Rani gave him a delighted smile, mingling pride and pleasure. This couple, he thought fondly, had been his luckiest draw in the state lottery, and he hoped that their two years of social service had been as enjoyable to them as it had been to him. In this age, personal servants were the rarest of luxuries, awarded only to men of outstanding merit, Rajasinghe knew of no other private citizen who had three.
To conserve his strength, he rode a sun-powered trike through the Pleasure Gardens; Dravindra and Jaya preferred to walk, claiming that it was quicker. (They were right; but they were able to take shortcuts.) He climbed very slowly, pausing several times for breath, until he had reached the long corridor of the Lower Gallery, where the Mirror Wall ran parallel to the face of the Rock.
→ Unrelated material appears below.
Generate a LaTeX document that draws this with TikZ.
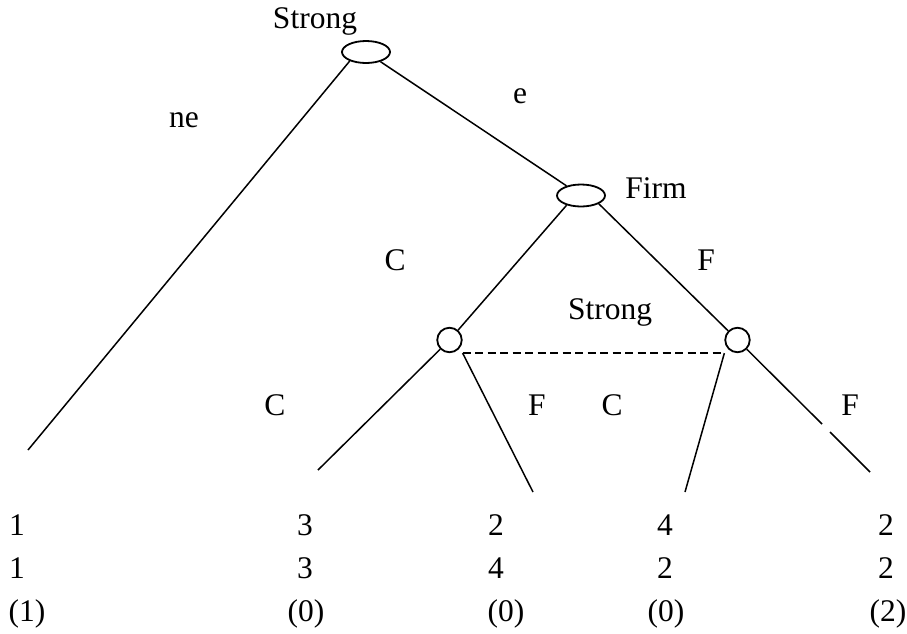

Watched by the usual inquisitive tourists, a young archaeologist from one of the African countries was searching the wall for inscriptions, with the aid of a powerful oblique light. Rajasinghe felt like warning her that the chance of making a new discovery was virtually zero. Paul Sarath had spent twenty years going over every square millimetre of the surface, and the three-volume Takkagala Graffiti was a monumental work of scholarship which would never be superseded – if only because no other man would ever again be so skilled at reading archaic Taprobani inscriptions. They had both been young men when Paul had begun his life's work. Rajasinghe could remember standing at this very spot while the then Deputy Assistant Epigrapher of the Department of Archaeology had traced out the almost indecipherable marks on the yellow plaster, and translated the poems addressed to the beauties on the rock above. After all these centuries, the lines could still strike echoes in the human heart:
I am Tissa, Captain of the Guard.
I came fifty leagues to see the doe-eyed ones,
but they would not speak to me.
Is this kind?
May you remain here for a thousand years, like the hare which the King of the Gods
painted on the Moon. I am the priest Mahinda
from the vihara of Tuparama.
That hope had been partly fulfilled, partly denied. The ladies of the rock had been standing here for twice the time that the cleric had imagined, and had survived into an age beyond his uttermost dreams. But how few of them were left! Some of the inscriptions referred to “five hundred golden-skinned maidens”; even allowing for considerable poetic licence, it was clear that not one-tenth of the original frescoes had escaped the ravages of time or the malevolence of man. But the twenty that remained were now safe forever, their beauty stored in countless films and tapes and crystals.
Certainly they had outlasted one proud scribe, who had thought it quite unnecessary to give his name:
I ordered the road to be cleared, so that
pilgrims could see the fair maidens standing
on the mountainside.
I am the King.
Over the years Rajasinghe – himself the bearer of a royal name, and doubtless host to many regal genes – had often thought of those words; they demonstrated so perfectly the ephemeral nature of power, and the futility of ambition. “I am the King.” Ah, but which King? The monarch who had stood on these granite flag-stones – scarcely worn then, eighteen hundred years ago – was probably an able and intelligent man; but he failed to conceive that the time could ever come when he would fade into an anonymity as deep as that of his humblest subjects.